The spatial focus of Geography and the Earth Sciences has two significant implications. First, the location of the phenomena or observations units, in other words where they are on or near the Earth's surface is regarded as important. For instance investigations into landforms associated with calcareous rocks need to recognize whether these are in temperate or tropical environments. The nature of such landforms including their features and structures is in part dependent upon prevailing climatic conditions either now or in the past. Second, the spatial arrangement of phenomena may in itself be important, which implies that a means of numerically quantifying the position of different occurrences of the same category of observation may be required. In this case, spatial variables such as area, proximity, slope angle, aspect and volume may form part of the data items captured for the phenomena under investigation.
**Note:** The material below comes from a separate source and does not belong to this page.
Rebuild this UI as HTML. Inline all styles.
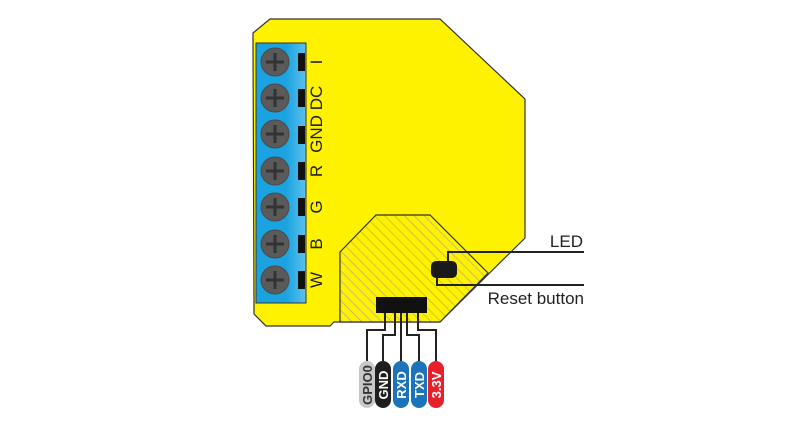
<!DOCTYPE html>
<html><head><meta charset="utf-8"><style>html,body{margin:0;padding:0;background:#fff;width:800px;height:424px;overflow:hidden}</style></head>
<body>
<svg width="800" height="424" viewBox="0 0 800 424" xmlns="http://www.w3.org/2000/svg">
<defs>
<pattern id="h" patternUnits="userSpaceOnUse" width="7" height="7" patternTransform="rotate(-45)">
<rect width="7" height="7" fill="#fff200"/>
<line x1="0" y1="0" x2="0" y2="7" stroke="#aaa78a" stroke-width="1.3"/>
</pattern>
<linearGradient id="bl" x1="0" x2="1"><stop offset="0.6" stop-color="#1aa3e0"/><stop offset="1" stop-color="#5cc0ee"/></linearGradient>
</defs>
<polygon points="253,33 270,19 440,19 525,99 525,238 440,322 334,322 330,326 266,326 254,314 254,303 253,43" fill="#fff200" stroke="#333" stroke-width="1.2"/>
<polygon points="340,252 376,215 430,215 488,273 440,322 340,322" fill="url(#h)" stroke="#333" stroke-width="1.2"/>
<rect x="256" y="43" width="50" height="260" fill="url(#bl)" stroke="#333" stroke-width="1"/>
<g fill="#5a5a5a" stroke="#4a4a4a">
<circle cx="275" cy="62" r="14"/><circle cx="275" cy="98" r="14"/><circle cx="275" cy="134" r="14"/><circle cx="275" cy="171" r="14"/><circle cx="275" cy="207" r="14"/><circle cx="275" cy="244" r="14"/><circle cx="275" cy="280" r="14"/>
</g>
<g stroke="#333" stroke-width="3">
<path d="M266 62h18M275 53v18M266 98h18M275 89v18M266 134h18M275 125v18M266 171h18M275 162v18M266 207h18M275 198v18M266 244h18M275 235v18M266 280h18M275 271v18"/>
</g>
<g fill="#111">
<rect x="298" y="53" width="7" height="18"/><rect x="298" y="89" width="7" height="18"/><rect x="298" y="126" width="7" height="18"/><rect x="298" y="162" width="7" height="18"/><rect x="298" y="198" width="7" height="18"/><rect x="298" y="235" width="7" height="18"/><rect x="298" y="271" width="7" height="18"/>
</g>
<g font-family="Liberation Sans, sans-serif" font-size="17" fill="#222" text-anchor="middle">
<text transform="translate(322,62) rotate(-90)">I</text>
<text transform="translate(322,98) rotate(-90)">DC</text>
<text transform="translate(322,134) rotate(-90)">GND</text>
<text transform="translate(322,171) rotate(-90)">R</text>
<text transform="translate(322,207) rotate(-90)">G</text>
<text transform="translate(322,244) rotate(-90)">B</text>
<text transform="translate(322,280) rotate(-90)">W</text>
</g>
<g fill="none" stroke="#222" stroke-width="2">
<path d="M448 262V252H584"/>
<path d="M437 277V285H584"/>
<path d="M367 361V330H385V312"/>
<path d="M383 361V335H395V312"/>
<path d="M401 361V312"/>
<path d="M419 361V335H407V312"/>
<path d="M436 361V330H418V312"/>
</g>
<rect x="431" y="261" width="26" height="17" rx="5" fill="#1a1a1a"/>
<rect x="376" y="297" width="51" height="16" fill="#111"/>
<g font-family="Liberation Sans, sans-serif" font-size="17" fill="#222" text-anchor="end">
<text x="583" y="247">LED</text>
<text x="584" y="304">Reset button</text>
</g>
<rect x="359" y="361" width="16" height="47" rx="8" fill="#c8c8c8"/>
<rect x="375" y="361" width="16" height="47" rx="8" fill="#1e1e1e"/>
<rect x="393" y="361" width="16" height="47" rx="8" fill="#1b74bb"/>
<rect x="411" y="361" width="16" height="47" rx="8" fill="#1b74bb"/>
<rect x="428" y="361" width="16" height="47" rx="8" fill="#e8202a"/>
<g font-family="Liberation Sans, sans-serif" font-size="13" font-weight="bold" text-anchor="middle">
<text transform="translate(372,385) rotate(-90)" fill="#333">GPIO0</text>
<text transform="translate(388,385) rotate(-90)" fill="#fff">GND</text>
<text transform="translate(406,385) rotate(-90)" fill="#fff">RXD</text>
<text transform="translate(424,385) rotate(-90)" fill="#fff">TXD</text>
<text transform="translate(441,385) rotate(-90)" fill="#fff">3.3V</text>
</g>
</svg>
</body></html>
The subdivision of numerical data into different types can also be taken further, into what are known as the scales of measurement. The four scales are usually known as nominal, ordinal, interval and ratio and can be thought of as a sequence implying a greater degree of detail as you progress from the nominal to the ratio. However, strictly speaking the nominal is not a scale of measurement, since it only applies to attributes and therefore is an assessment of qualitative difference rather than magnitude between observations. The other three scales provide a way of measuring difference between observations to determine whether one is smaller, larger or the same as any other in the set. Box 1.1 summarizes the features of each of these measurement scales and shows how it is possible to discard information by moving from the interval/ratio to the nominal scale. Such collapsing or recoding of the values for data items may be carried out for various reasons, but may be necessary when combining a qualitative data item, such as housing tenure, with a quantitative one, such as household income in your analysis.